Unlike many power-fantasy contemporaries, this volume withholds catharsis. Power is unstable, sanity is conditional, and knowledge itself is dangerous. Even in translation, the prose remains controlled and procedural, reinforcing the sense that this world operates according to grim, indifferent laws.
Arc-Wise Breakdown (Spoiler-Filled)
Arc 1: Transmigration & Uneasy Grounding
Arc 2: The Occult Awakening
Arc 3: The Nighthawks & Institutional Horror
Arc 4: Beyonder Potions & Mental Corrosion
Chapter-Wise Thematic Breakdown
Early Chapters
Identity displacement, financial anxiety, and the slow realization that return is impossible. Horror emerges through implication rather than confrontation.
Mid Chapters
Mystery takes center stage: secret societies, coded language, partial truths. Klein becomes a detective not by choice, but necessity.
Late Chapters
Escalation without spectacle. The supernatural becomes routine—which is far more unsettling. Klein’s inner narration grows colder, sharper, and more strategic.
Character Study: Klein Moretti (Part I)
Klein’s defining trait is caution. Where genre peers reward recklessness, Klein survives by overthinking. His humor is defensive, his morality pragmatic but intact.

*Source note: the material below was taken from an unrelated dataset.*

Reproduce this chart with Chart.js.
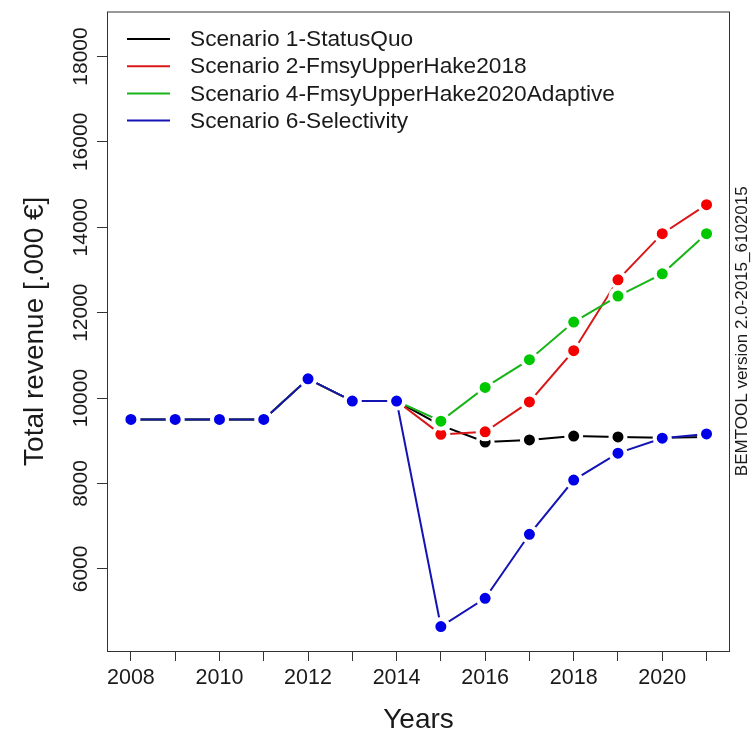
<!DOCTYPE html>
<html lang="en">
<head>
    <meta charset="UTF-8">
    <title>Total revenue</title>
    <script src="https://cdn.jsdelivr.net/npm/chart.js"></script>
</head>
<style>
    body{
        margin: 0;
        background: #fff;
    }
    .revenue{
        position: relative;
        width: 755px;
        height: 734px;
    }
</style>
<body>
<div class="revenue">
    <canvas id="revenue"></canvas>
</div>
<script>
    const years = [2008, 2009, 2010, 2011, 2012, 2013, 2014, 2015, 2016, 2017, 2018, 2019, 2020, 2021];
    const statusQuo   = [9500, 9500, 9500, 9500, 10450, 9930, 9930, 9360, 8970, 9020, 9110, 9090, 9070, 9090];
    const upperHake18 = [9500, 9500, 9500, 9500, 10450, 9930, 9930, 9150, 9210, 9910, 11110, 12770, 13850, 14530];
    const upperHake20 = [9500, 9500, 9500, 9500, 10450, 9930, 9930, 9460, 10250, 10900, 11780, 12390, 12910, 13850];
    const selectivity = [9500, 9500, 9500, 9500, 10450, 9930, 9930, 4650, 5310, 6810, 8080, 8710, 9060, 9160];
    const seriesNames = ['Scenario 1-StatusQuo', 'Scenario 2-FmsyUpperHake2018',
        'Scenario 4-FmsyUpperHake2020Adaptive', 'Scenario 6-Selectivity'];
    const yTicks = [6000, 8000, 10000, 12000, 14000, 16000, 18000];
    const xLabels = [2008, 2010, 2012, 2014, 2016, 2018, 2020];

    const FONT = '"Liberation Sans", Arial, sans-serif';
    const INK = '#1a1a1a';

    function series(label, values, line, dot, order) {
        return {
            label: label,
            data: years.map((yr, i) => ({x: yr, y: values[i]})),
            borderColor: line,
            backgroundColor: dot,
            borderWidth: 2,
            pointRadius: 7.5,
            pointBorderWidth: 4,
            pointBackgroundColor: dot,
            pointBorderColor: '#fff',
            pointHoverRadius: 7.5,
            order: order
        };
    }

    // R style box, inset legend and the version note on the right
    const extras = {
        id: 'extras',
        afterDraw(chart) {
            const ctx = chart.ctx;
            const a = chart.chartArea;
            ctx.save();
            ctx.strokeStyle = '#333';
            ctx.lineWidth = 1;
            ctx.strokeRect(a.left + 0.5, a.top + 0.5, a.right - a.left - 1, a.bottom - a.top);

            ctx.font = '22.7px ' + FONT;
            ctx.textBaseline = 'middle';
            ctx.textAlign = 'left';
            chart.data.datasets.forEach((ds, i) => {
                const y = a.top + 27.5 + i * 27.2;
                ctx.strokeStyle = ds.borderColor;
                ctx.lineWidth = 2;
                ctx.beginPath();
                ctx.moveTo(a.left + 20, y);
                ctx.lineTo(a.left + 63, y);
                ctx.stroke();
                ctx.fillStyle = INK;
                ctx.fillText(ds.label, a.left + 83, y + 1);
            });

            ctx.font = '17px ' + FONT;
            ctx.textAlign = 'center';
            ctx.translate(742, (a.top + a.bottom) / 2);
            ctx.rotate(-Math.PI / 2);
            ctx.fillText('BEMTOOL version 2.0-2015_6102015', 0, 0);
            ctx.restore();
        }
    };

    const chart = new Chart(document.getElementById('revenue'), {
        type: 'line',
        data: {
            datasets: [
                series(seriesNames[0], statusQuo, '#000000', '#000000', 3),
                series(seriesNames[1], upperHake18, '#d81818', '#f50000', 2),
                series(seriesNames[2], upperHake20, '#18b418', '#00c800', 1),
                series(seriesNames[3], selectivity, '#1414b4', '#0000e8', 0)
            ]
        },
        options: {
            responsive: true,
            maintainAspectRatio: false,
            animation: false,
            layout: {
                padding: {top: 7, right: 25, left: 0, bottom: 0}
            },
            plugins: {
                legend: {display: false},
                tooltip: {enabled: false}
            },
            scales: {
                x: {
                    type: 'linear',
                    min: 2007.46,
                    max: 2021.53,
                    afterBuildTicks: (scale) => {
                        scale.ticks = years.map(v => ({value: v}));
                    },
                    afterFit: (scale) => {
                        scale.height = 83;
                    },
                    grid: {
                        drawOnChartArea: false,
                        drawTicks: true,
                        tickLength: 10,
                        color: '#333'
                    },
                    border: {display: false},
                    ticks: {
                        autoSkip: false,
                        maxRotation: 0,
                        padding: 4,
                        color: INK,
                        font: {family: FONT, size: 21.5},
                        callback: (v) => xLabels.includes(v) ? String(v) : ''
                    },
                    title: {
                        display: true,
                        text: 'Years',
                        color: INK,
                        padding: {top: 0, bottom: 0},
                        font: {family: FONT, size: 28, lineHeight: 1}
                    }
                },
                y: {
                    type: 'linear',
                    min: 4077,
                    max: 19053,
                    afterBuildTicks: (scale) => {
                        scale.ticks = yTicks.map(v => ({value: v}));
                    },
                    afterFit: (scale) => {
                        scale.width = 107;
                    },
                    grid: {
                        drawOnChartArea: false,
                        drawTicks: true,
                        tickLength: 10,
                        color: '#333'
                    },
                    border: {display: false},
                    ticks: {
                        minRotation: 90,
                        maxRotation: 90,
                        crossAlign: 'center',
                        padding: -13,
                        color: INK,
                        font: {family: FONT, size: 21},
                        callback: (v) => String(v)
                    },
                    title: {
                        display: true,
                        text: 'Total revenue [.000 €]',
                        color: INK,
                        padding: {top: 18, bottom: 0},
                        font: {family: FONT, size: 28, lineHeight: 1.2}
                    }
                }
            }
        },
        plugins: [extras]
    });
</script>
</body>
</html>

Crucially, he never fully adapts—alienation persists, keeping the world hostile and uncomfortable.
Thematic Core
Knowledge as Contagion
The more Klein learns, the closer he drifts toward madness. Information is power—and poison.
Systems Over Individuals
Gods, organizations, and pathways dwarf personal agency. Survival depends on understanding systems, not defeating enemies.

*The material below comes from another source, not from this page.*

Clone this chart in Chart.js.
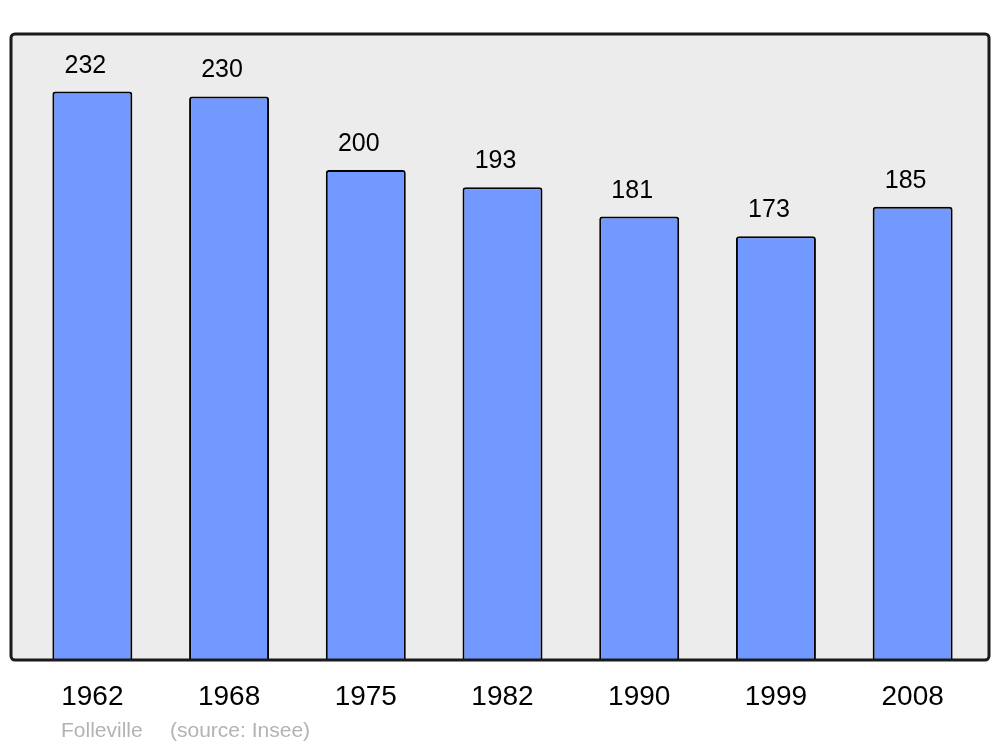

Cosmic Horror Through Restraint
The novel evokes Lovecraftian dread without imitation. The unknown is terrifying not because it attacks—but because it watches.

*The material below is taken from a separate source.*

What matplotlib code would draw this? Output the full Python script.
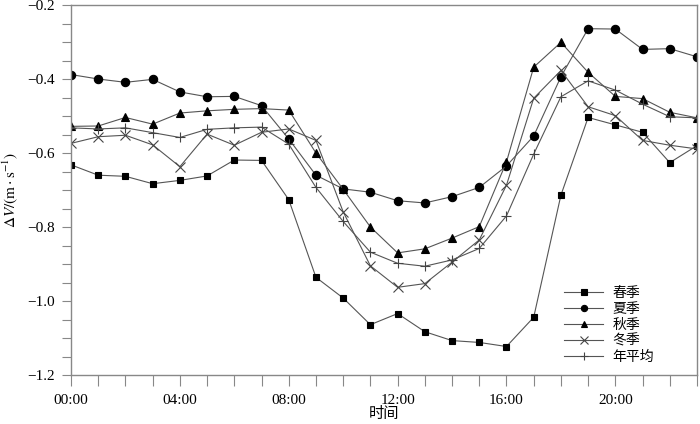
import numpy as np
import matplotlib.pyplot as plt
from matplotlib.ticker import MultipleLocator, FixedLocator

plt.rcParams['font.family'] = ['Liberation Serif', 'Noto Sans CJK SC']
plt.rcParams['mathtext.fontset'] = 'stix'

hours = np.arange(24)
xtick_pos = [0, 4, 8, 12, 16, 20]
xtick_labels = ['00:00', '04:00', '08:00', '12:00', '16:00', '20:00']

spring = [-0.632, -0.660, -0.663, -0.683, -0.674, -0.662, -0.619, -0.620,
          -0.726, -0.936, -0.992, -1.064, -1.034, -1.083, -1.107, -1.112,
          -1.123, -1.044, -0.714, -0.504, -0.524, -0.544, -0.626, -0.580]
summer = [-0.388, -0.400, -0.409, -0.401, -0.435, -0.448, -0.447, -0.472,
          -0.562, -0.660, -0.697, -0.706, -0.729, -0.735, -0.718, -0.693,
          -0.635, -0.554, -0.394, -0.264, -0.265, -0.320, -0.318, -0.340]
autumn = [-0.528, -0.527, -0.504, -0.522, -0.492, -0.486, -0.482, -0.480,
          -0.484, -0.600, -0.698, -0.800, -0.870, -0.859, -0.830, -0.799,
          -0.624, -0.368, -0.301, -0.382, -0.447, -0.453, -0.490, -0.505]
winter = [-0.574, -0.556, -0.552, -0.578, -0.637, -0.549, -0.579, -0.544,
          -0.535, -0.566, -0.759, -0.905, -0.963, -0.953, -0.895, -0.835,
          -0.687, -0.452, -0.377, -0.475, -0.499, -0.566, -0.579, -0.589]
annual = [-0.532, -0.535, -0.532, -0.545, -0.558, -0.536, -0.532, -0.530,
          -0.576, -0.693, -0.785, -0.868, -0.898, -0.906, -0.889, -0.858,
          -0.770, -0.603, -0.448, -0.405, -0.430, -0.468, -0.502, -0.505]

series = [
    (spring, '春季', 's', 5, 'black'),
    (summer, '夏季', 'o', 6, 'black'),
    (autumn, '秋季', '^', 6, 'black'),
    (winter, '冬季', 'x', 7, '#444444'),
    (annual, '年平均', '+', 7, '#444444'),
]

line_col = '#555555'
axis_col = '#888888'

fig = plt.figure(figsize=(7, 4.24), dpi=100)
ax = fig.add_axes([71 / 700, 49 / 424, 626 / 700, 370 / 424])

for vals, lab, mk, ms, mc in series:
    ax.plot(hours, vals, color=line_col, lw=0.8, marker=mk, markersize=ms,
            markerfacecolor=mc, markeredgecolor=mc, markeredgewidth=0.8,
            label=lab)

ax.set_xlim(0, 23)
ax.set_ylim(-1.2, -0.2)
ax.xaxis.set_major_locator(FixedLocator(xtick_pos))
ax.set_xticklabels(xtick_labels)
ax.xaxis.set_minor_locator(MultipleLocator(1))
ax.yaxis.set_major_locator(MultipleLocator(0.2))
ax.yaxis.set_minor_locator(MultipleLocator(0.05))
ax.yaxis.set_major_formatter(plt.FuncFormatter(lambda v, p: f'{v:.1f}'.replace('-', '\u2212')))

for s in ax.spines.values():
    s.set_color(axis_col)
    s.set_linewidth(1.0)
ax.tick_params(axis='x', which='both', direction='out', length=8, width=0.8,
               color=axis_col, labelsize=11, pad=6)
ax.tick_params(axis='y', which='both', direction='out', length=6.5, width=0.8,
               color=axis_col, labelsize=11, pad=5)

ax.set_xlabel('时间', fontsize=11, labelpad=0)
ax.set_ylabel(r'$\Delta V/(\mathrm{m}\cdot\mathrm{s}^{-1})$', fontsize=11, labelpad=5)

leg = ax.legend(loc='lower right', bbox_to_anchor=(0.951, -0.003), frameon=False,
                fontsize=10, handlelength=2.8, labelspacing=0.2,
                handletextpad=0.65, markerscale=0.75)
for h in leg.legend_handles:
    h.set_color(line_col)

fig.savefig('out.png', dpi=100)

Comparison to Genre Contemporaries
Compared to Reverend Insanity or Omniscient Reader’s Viewpoint, Lord of the Mysteries is slower and more methodical. It lacks immediate shock value but surpasses both in world coherence and atmospheric control. Power progression here feels earned, fragile, and reversible.
Final Assessment
Lord of the Mysteries, Vol. 1: The Clown, Part I is a masterclass in patience and psychological tension. It trusts the reader, refuses shortcuts, and turns restraint into horror. This is not a story about becoming powerful—it’s about how long you can stay sane once the truth starts paying attention to you.